* **SHORT PROBLEM**
Print exactly the lines from the first one down to the line that contains "import * as", both included, and skip the pictures.

* **RECORD LIST**
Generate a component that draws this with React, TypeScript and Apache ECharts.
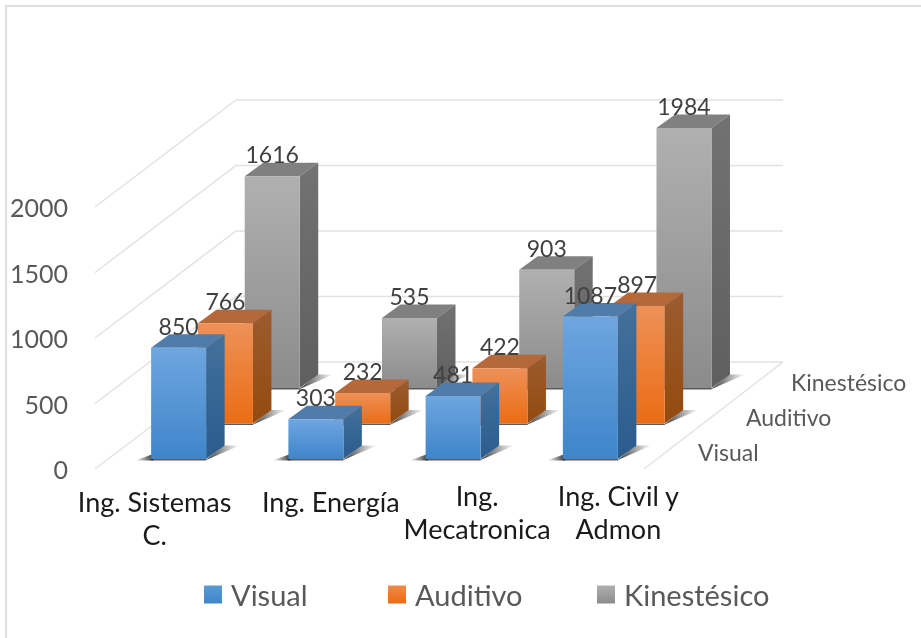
import React, { useEffect, useRef } from "react";
import * as echarts from "echarts";

const categories = ["Ing. Sistemas\nC.", "Ing. Energía", "Ing.\nMecatronica", "Ing. Civil y\nAdmon"];
const visual = [850, 303, 481, 1087];
const auditivo = [766, 232, 422, 897];
const kinestesico = [1616, 535, 903, 1984];
const yTicks = [0, 500, 1000, 1500, 2000];
const depthNames = ["Visual", "Auditivo", "Kinestésico"];

const FONT = "Lato, Carlito, sans-serif";
const BAR_W = 55;
const BOX_DX = 18.5;
const BOX_DY = 13.5;
const STEP_DX = 46.8;
const STEP_DY = 35.5;
const START_DX = 15;
const START_DY = 10;
const WALL_DX = 141;
const WALL_DY = 107;
const LINE = "#e2e2e2";

const grad = (a: string, b: string, horizontal = false) =>
  new echarts.graphic.LinearGradient(0, 0, horizontal ? 1 : 0, horizontal ? 0 : 1, [
    { offset: 0, color: a },
    { offset: 1, color: b },
  ]);

const palettes = [
  { front: ["#6ea6e0", "#3f85ca"], side: ["#44709c", "#2a5c8d"], top: "#4f7cab", legend: ["#5b9bd5", "#3f85ca"] },
  { front: ["#ee9158", "#eb6c14"], side: ["#9c5c30", "#934a0e"], top: "#b5683a", legend: ["#f08a4a", "#eb6c14"] },
  { front: ["#b0b0b0", "#8b8b8b"], side: ["#727272", "#5f5f5f"], top: "#808080", legend: ["#b0b0b0", "#8b8b8b"] },
];

function barRenderer(depth: number) {
  const pal = palettes[depth];
  return (_params: any, api: any) => {
    const idx = api.value(0);
    const val = api.value(1);
    const base = api.coord([idx, 0]);
    const head = api.coord([idx, val]);
    const dx = START_DX + depth * STEP_DX;
    const dy = START_DY + depth * STEP_DY;
    const cx = base[0] + dx;
    const x0 = cx - BAR_W / 2;
    const x1 = cx + BAR_W / 2;
    const yb = base[1] - dy;
    const yt = head[1] - dy;
    return {
      type: "group",
      children: [
        {
          type: "polygon",
          shape: { points: [[x0 - 16, yb + 1.5], [x0 + 2, yb - 5], [x0 + 2, yb + 1.5]] },
          style: { fill: grad("rgba(60,60,60,0)", "rgba(40,40,40,0.95)", true) },
        },
        {
          type: "polygon",
          shape: {
            points: [
              [x1 - 1, yb + 1.5],
              [x1 + BOX_DX - 1, yb - BOX_DY],
              [x1 + BOX_DX + 15, yb - BOX_DY],
            ],
          },
          style: { fill: grad("rgba(40,40,40,0.95)", "rgba(60,60,60,0)", true) },
        },
        {
          type: "rect",
          shape: { x: x0, y: yb, width: BAR_W, height: 1.5 },
          style: { fill: "rgba(50,50,50,0.8)" },
        },
        {
          type: "polygon",
          shape: { points: [[x0, yt], [x1, yt], [x1 + BOX_DX, yt - BOX_DY], [x0 + BOX_DX, yt - BOX_DY]] },
          style: { fill: pal.top },
        },
        {
          type: "polygon",
          shape: { points: [[x1, yt], [x1 + BOX_DX, yt - BOX_DY], [x1 + BOX_DX, yb - BOX_DY], [x1, yb]] },
          style: { fill: grad(pal.side[0], pal.side[1]) },
        },
        {
          type: "rect",
          shape: { x: x0, y: yt, width: BAR_W, height: yb - yt },
          style: { fill: grad(pal.front[0], pal.front[1]) },
        },
        {
          type: "text",
          style: {
            text: String(val),
            x: cx,
            y: yt - 22,
            align: "center",
            verticalAlign: "middle",
            fill: "#404040",
            fontFamily: FONT,
            fontSize: 23,
          },
        },
      ],
    };
  };
}

function wallRenderer(params: any, api: any) {
  const left = params.coordSys.x;
  const right = left + params.coordSys.width;
  const y = api.coord([0, api.value(0)])[1];
  const children: any[] = [
    {
      type: "polyline",
      shape: { points: [[left, y], [left + WALL_DX, y - WALL_DY], [right + WALL_DX - 2, y - WALL_DY]] },
      style: { stroke: LINE, lineWidth: 1.5, fill: "none" },
    },
  ];
  if (api.value(0) === 0) {
    children.push({
      type: "line",
      shape: { x1: right, y1: y, x2: right + WALL_DX - 2, y2: y - WALL_DY },
      style: { stroke: LINE, lineWidth: 1.5 },
    });
  }
  return { type: "group", children };
}

const labelShift = [
  { padding: [6, 18, 0, 0] },
  { padding: [6, 0, 0, 60] },
  { padding: [0, 0, 0, 78] },
  { padding: [0, 0, 0, 86] },
];
const legendLeft = [199, 383, 592];
const depthLabelPos = [
  [698, 452],
  [746, 417],
  [791, 382],
];

export default function App() {
  const ref = useRef<HTMLDivElement>(null);
  useEffect(() => {
    const chart = echarts.init(ref.current!, null, { renderer: "svg" });
    const seriesValues = [visual, auditivo, kinestesico];
    const barSeries = [2, 1, 0].map((d) => ({
      type: "custom",
      name: depthNames[d],
      renderItem: barRenderer(d),
      itemStyle: { color: grad(palettes[d].legend[0], palettes[d].legend[1]) },
      encode: { x: 0, y: 1 },
      data: seriesValues[d].map((v, i) => [i, v]),
      z: 3,
    }));
    chart.setOption({
      animation: false,
      backgroundColor: "#ffffff",
      textStyle: { fontFamily: FONT },
      grid: { left: 95, width: 549, top: 207, height: 262, containLabel: false },
      xAxis: {
        type: "category",
        data: categories.map((c, i) => ({
          value: c,
          textStyle: { padding: labelShift[i].padding },
        })),
        axisLine: { show: false },
        axisTick: { show: false },
        axisLabel: {
          interval: 0,
          margin: 10,
          color: "#1a1a1a",
          fontFamily: FONT,
          fontSize: 27,
          lineHeight: 33,
          hideOverlap: false,
        },
      },
      yAxis: {
        type: "value",
        min: 0,
        max: 2000,
        interval: 500,
        axisLine: { show: false },
        axisTick: { show: false },
        splitLine: { show: false },
        axisLabel: {
          margin: 27,
          color: "#595959",
          fontFamily: FONT,
          fontSize: 25,
          formatter: (v: number) => String(v),
        },
      },
      legend: depthNames.map((n, i) => ({
        data: [n],
        left: legendLeft[i],
        top: 575,
        icon: "rect",
        itemWidth: 18,
        itemHeight: 18,
        textStyle: { color: "#595959", fontFamily: FONT, fontSize: 29, padding: [0, 0, 0, 4] },
        selectedMode: false,
      })),
      series: [
        {
          type: "custom",
          name: "grid",
          renderItem: wallRenderer,
          encode: { y: 0 },
          data: yTicks.map((t) => [t]),
          z: 1,
          silent: true,
        },
        ...barSeries,
      ],
      graphic: [
        {
          type: "polyline",
          shape: { points: [[6, 638], [6, 6], [921, 6]] },
          style: { stroke: "#e0e0e0", lineWidth: 2, fill: "none" },
          silent: true,
        },
        ...depthNames.map((n, i) => ({
          type: "text",
          x: depthLabelPos[i][0],
          y: depthLabelPos[i][1],
          style: {
            text: n,
            fill: "#595959",
            fontFamily: FONT,
            fontSize: 23,
            verticalAlign: "middle",
          },
          silent: true,
        })),
      ],
    });
    return () => chart.dispose();
  }, []);
  return (
    <div
      ref={ref}
      style={{ position: "absolute", left: 0, top: 0, width: 921, height: 638, filter: "blur(0.4px)" }}
    />
  );
}
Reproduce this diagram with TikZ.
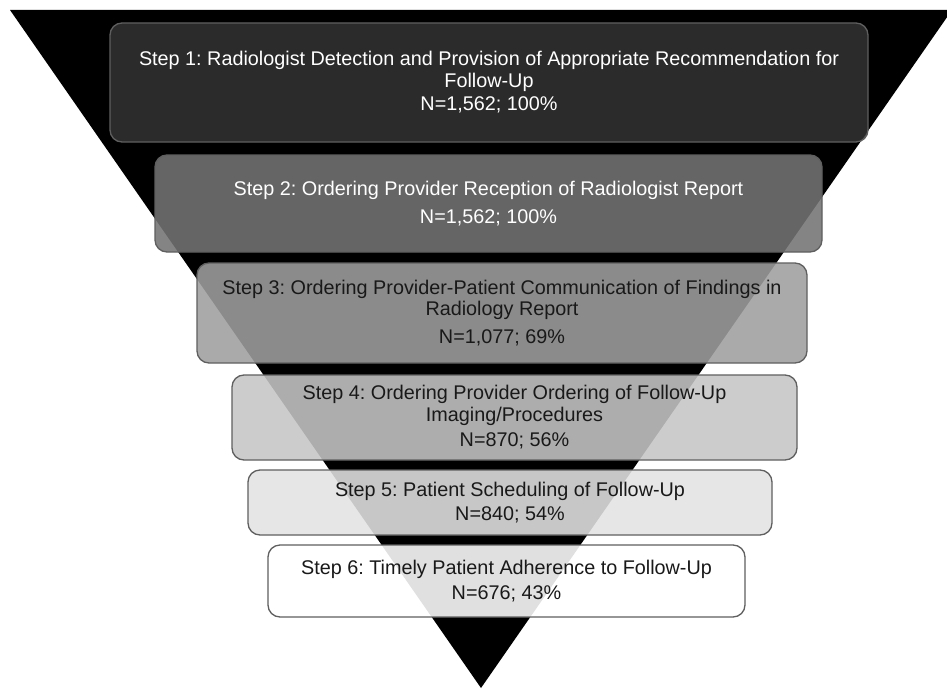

* **SOLUTION FOR THIS TASK**
Generate a component that draws this with React, TypeScript and Apache ECharts.
import React, { useEffect, useRef } from "react";
import * as echarts from "echarts";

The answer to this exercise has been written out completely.